>> begin Provided entries
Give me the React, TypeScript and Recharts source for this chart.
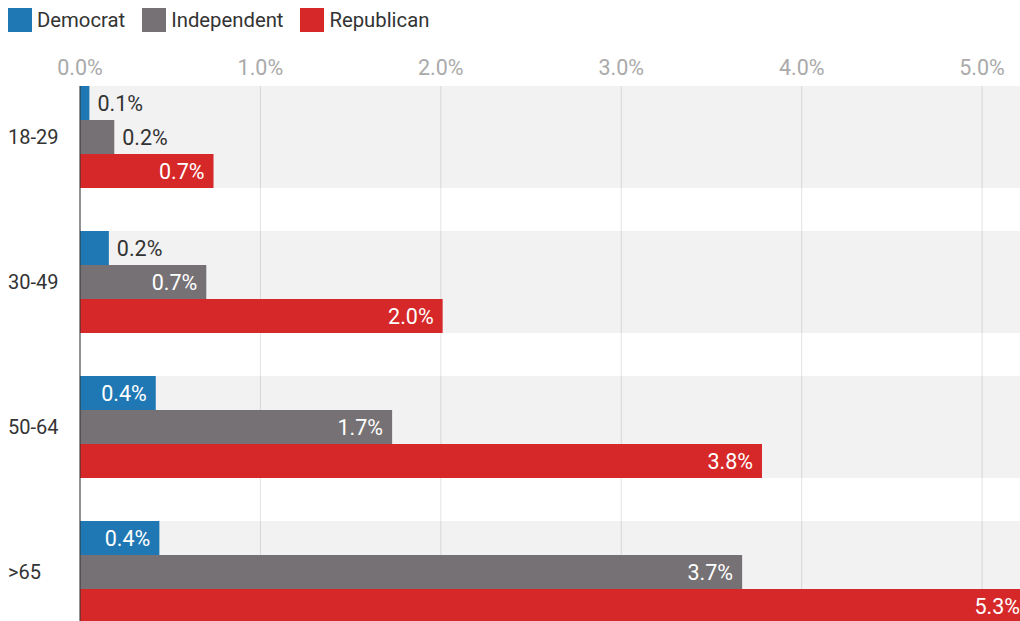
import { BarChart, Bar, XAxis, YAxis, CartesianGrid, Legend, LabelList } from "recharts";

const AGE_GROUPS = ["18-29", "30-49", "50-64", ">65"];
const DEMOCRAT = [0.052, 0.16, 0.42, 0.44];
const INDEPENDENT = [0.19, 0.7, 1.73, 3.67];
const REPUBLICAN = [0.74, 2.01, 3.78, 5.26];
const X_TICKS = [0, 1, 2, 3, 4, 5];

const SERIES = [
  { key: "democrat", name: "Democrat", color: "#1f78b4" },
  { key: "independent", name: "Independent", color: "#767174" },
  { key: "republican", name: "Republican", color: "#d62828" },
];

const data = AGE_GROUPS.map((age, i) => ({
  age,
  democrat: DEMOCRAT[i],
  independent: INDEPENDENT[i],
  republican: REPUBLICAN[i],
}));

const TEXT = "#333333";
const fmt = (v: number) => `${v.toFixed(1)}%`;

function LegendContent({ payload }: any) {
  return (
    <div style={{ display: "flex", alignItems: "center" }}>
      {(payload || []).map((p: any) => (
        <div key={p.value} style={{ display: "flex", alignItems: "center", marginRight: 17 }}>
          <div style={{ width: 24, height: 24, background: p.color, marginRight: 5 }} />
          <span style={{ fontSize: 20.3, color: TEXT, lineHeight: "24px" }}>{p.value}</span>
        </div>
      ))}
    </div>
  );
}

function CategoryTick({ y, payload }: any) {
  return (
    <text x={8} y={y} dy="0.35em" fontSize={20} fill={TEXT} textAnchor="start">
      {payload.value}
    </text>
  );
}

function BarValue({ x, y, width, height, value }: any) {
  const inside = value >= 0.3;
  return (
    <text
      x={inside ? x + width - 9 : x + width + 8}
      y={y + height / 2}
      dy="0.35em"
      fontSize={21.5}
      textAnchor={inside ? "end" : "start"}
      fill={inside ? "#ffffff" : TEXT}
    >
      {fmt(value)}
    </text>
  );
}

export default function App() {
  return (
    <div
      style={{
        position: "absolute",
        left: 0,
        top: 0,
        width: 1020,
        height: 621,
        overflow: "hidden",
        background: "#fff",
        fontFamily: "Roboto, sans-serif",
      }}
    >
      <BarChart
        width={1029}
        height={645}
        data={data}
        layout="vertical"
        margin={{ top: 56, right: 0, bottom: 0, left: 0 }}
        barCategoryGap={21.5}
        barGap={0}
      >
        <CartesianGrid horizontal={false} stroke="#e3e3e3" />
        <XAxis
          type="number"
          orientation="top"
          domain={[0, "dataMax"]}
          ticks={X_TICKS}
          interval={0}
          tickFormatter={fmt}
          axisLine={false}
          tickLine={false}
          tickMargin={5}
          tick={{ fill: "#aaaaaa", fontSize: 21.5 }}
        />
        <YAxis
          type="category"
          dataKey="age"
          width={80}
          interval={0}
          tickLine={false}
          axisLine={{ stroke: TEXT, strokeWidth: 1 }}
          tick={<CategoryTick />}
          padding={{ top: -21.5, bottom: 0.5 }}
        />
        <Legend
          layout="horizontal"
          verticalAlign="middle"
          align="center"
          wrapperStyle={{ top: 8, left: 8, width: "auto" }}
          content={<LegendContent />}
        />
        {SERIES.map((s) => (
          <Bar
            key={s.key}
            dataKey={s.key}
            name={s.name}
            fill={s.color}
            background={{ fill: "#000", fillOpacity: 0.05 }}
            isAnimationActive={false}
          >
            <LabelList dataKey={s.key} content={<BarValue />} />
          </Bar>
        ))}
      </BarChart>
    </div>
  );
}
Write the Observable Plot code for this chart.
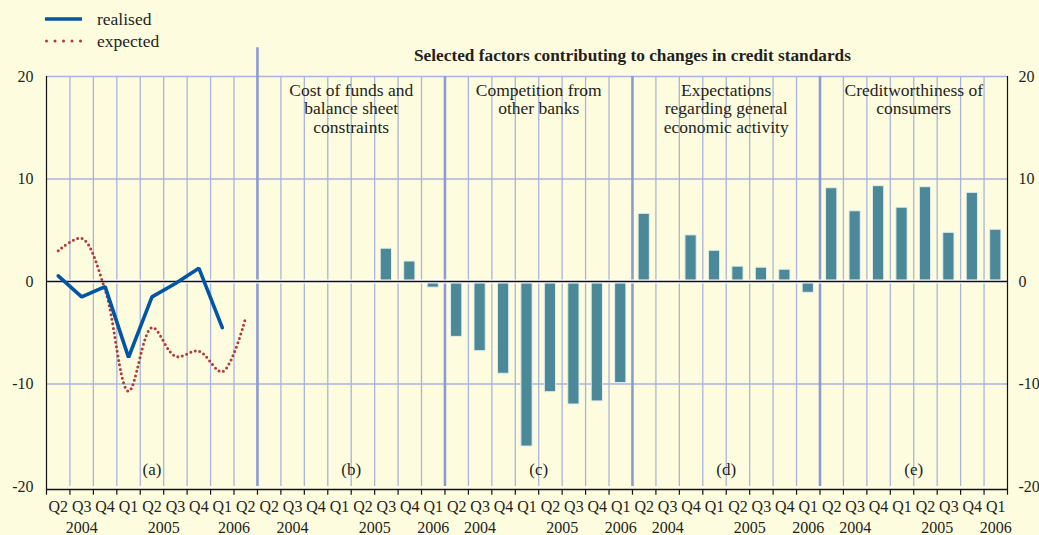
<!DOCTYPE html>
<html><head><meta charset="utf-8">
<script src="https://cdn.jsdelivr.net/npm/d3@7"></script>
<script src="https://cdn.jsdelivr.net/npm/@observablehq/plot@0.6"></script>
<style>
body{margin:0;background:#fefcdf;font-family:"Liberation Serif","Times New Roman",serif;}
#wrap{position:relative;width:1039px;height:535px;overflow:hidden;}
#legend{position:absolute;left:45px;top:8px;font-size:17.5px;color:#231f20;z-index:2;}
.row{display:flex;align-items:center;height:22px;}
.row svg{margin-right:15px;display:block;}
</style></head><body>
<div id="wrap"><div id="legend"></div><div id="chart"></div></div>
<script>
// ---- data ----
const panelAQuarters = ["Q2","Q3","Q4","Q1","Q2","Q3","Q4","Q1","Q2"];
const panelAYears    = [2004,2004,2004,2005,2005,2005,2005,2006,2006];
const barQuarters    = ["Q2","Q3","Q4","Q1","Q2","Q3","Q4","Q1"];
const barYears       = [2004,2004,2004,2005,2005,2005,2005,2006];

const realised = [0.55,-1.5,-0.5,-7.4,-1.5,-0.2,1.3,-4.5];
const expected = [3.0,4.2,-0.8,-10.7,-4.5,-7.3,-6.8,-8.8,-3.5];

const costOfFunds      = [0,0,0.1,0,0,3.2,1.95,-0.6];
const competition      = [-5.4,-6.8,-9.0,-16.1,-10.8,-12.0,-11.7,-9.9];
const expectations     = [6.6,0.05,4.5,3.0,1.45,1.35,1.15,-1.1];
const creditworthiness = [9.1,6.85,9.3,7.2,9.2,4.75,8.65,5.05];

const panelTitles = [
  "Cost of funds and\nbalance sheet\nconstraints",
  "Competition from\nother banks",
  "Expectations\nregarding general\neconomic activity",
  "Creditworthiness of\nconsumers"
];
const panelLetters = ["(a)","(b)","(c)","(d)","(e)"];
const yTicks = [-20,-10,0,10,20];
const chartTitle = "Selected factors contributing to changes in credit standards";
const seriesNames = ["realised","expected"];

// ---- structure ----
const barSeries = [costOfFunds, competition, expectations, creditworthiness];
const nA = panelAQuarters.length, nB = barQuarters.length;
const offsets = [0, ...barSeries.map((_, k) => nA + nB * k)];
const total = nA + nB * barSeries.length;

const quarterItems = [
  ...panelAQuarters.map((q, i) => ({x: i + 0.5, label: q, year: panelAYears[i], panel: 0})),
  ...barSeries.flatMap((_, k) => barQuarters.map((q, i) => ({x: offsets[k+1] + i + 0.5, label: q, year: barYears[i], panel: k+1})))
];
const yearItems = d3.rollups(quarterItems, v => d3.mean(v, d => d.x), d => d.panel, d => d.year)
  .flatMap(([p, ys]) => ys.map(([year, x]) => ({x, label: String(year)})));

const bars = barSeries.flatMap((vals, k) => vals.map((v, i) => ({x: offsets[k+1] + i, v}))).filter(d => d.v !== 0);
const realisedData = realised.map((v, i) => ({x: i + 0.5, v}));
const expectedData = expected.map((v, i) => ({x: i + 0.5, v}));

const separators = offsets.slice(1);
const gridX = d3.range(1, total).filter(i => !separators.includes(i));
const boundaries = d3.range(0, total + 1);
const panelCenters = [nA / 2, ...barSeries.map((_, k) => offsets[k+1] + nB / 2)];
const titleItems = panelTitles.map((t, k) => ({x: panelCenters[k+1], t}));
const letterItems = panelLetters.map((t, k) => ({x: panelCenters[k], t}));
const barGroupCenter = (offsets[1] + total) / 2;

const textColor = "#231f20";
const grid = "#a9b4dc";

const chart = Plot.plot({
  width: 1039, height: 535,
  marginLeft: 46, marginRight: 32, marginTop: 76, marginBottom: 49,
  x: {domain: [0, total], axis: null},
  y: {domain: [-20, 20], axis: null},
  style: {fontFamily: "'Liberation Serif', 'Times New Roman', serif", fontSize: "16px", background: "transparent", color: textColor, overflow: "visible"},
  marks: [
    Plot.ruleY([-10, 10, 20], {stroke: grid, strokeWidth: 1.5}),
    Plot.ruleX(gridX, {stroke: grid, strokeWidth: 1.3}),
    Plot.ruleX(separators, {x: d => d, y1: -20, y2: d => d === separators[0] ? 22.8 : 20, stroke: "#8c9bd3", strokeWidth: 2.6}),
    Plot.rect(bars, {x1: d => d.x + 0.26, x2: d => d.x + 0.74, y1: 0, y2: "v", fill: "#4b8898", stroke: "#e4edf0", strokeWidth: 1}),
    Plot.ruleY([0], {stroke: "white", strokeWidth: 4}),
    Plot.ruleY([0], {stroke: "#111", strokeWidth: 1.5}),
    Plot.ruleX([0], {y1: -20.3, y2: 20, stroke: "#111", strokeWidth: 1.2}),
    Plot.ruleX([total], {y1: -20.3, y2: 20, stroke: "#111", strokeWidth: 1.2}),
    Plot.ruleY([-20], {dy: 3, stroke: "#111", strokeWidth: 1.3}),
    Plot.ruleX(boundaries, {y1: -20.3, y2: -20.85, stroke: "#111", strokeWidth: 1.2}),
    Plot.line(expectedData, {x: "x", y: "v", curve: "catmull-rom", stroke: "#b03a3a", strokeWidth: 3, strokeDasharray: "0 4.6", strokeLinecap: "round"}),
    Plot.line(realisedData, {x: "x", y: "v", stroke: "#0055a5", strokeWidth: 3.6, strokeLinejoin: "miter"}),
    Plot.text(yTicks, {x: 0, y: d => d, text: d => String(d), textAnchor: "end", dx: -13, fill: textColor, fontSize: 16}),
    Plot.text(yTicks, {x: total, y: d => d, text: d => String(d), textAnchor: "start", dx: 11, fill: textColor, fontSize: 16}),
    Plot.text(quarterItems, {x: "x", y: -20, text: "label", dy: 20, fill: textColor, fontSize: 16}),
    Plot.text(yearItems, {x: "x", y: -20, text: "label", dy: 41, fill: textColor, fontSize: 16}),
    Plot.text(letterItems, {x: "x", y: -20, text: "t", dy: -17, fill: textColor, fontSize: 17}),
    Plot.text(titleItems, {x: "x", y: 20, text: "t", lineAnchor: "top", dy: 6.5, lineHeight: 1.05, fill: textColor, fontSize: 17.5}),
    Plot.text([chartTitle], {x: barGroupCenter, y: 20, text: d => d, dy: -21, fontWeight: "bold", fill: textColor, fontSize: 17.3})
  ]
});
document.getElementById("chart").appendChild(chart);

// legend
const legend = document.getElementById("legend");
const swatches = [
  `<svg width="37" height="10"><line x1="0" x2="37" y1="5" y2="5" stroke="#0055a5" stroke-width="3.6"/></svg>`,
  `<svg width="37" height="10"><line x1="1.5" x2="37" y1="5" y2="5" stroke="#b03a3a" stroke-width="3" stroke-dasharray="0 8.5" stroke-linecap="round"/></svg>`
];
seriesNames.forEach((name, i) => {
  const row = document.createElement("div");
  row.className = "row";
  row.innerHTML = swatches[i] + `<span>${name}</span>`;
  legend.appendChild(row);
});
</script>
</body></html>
>> end Provided entries
**The exercise:**
Quote the records above exactly, from the first line through the line containing "const fmt = (v: number)", and leave out the pictures.

**Result:**
Give me the React, TypeScript and Recharts source for this chart.
import { BarChart, Bar, XAxis, YAxis, CartesianGrid, Legend, LabelList } from "recharts";

const AGE_GROUPS = ["18-29", "30-49", "50-64", ">65"];
const DEMOCRAT = [0.052, 0.16, 0.42, 0.44];
const INDEPENDENT = [0.19, 0.7, 1.73, 3.67];
const REPUBLICAN = [0.74, 2.01, 3.78, 5.26];
const X_TICKS = [0, 1, 2, 3, 4, 5];

const SERIES = [
  { key: "democrat", name: "Democrat", color: "#1f78b4" },
  { key: "independent", name: "Independent", color: "#767174" },
  { key: "republican", name: "Republican", color: "#d62828" },
];

const data = AGE_GROUPS.map((age, i) => ({
  age,
  democrat: DEMOCRAT[i],
  independent: INDEPENDENT[i],
  republican: REPUBLICAN[i],
}));

const TEXT = "#333333";
const fmt = (v: number) => `${v.toFixed(1)}%`;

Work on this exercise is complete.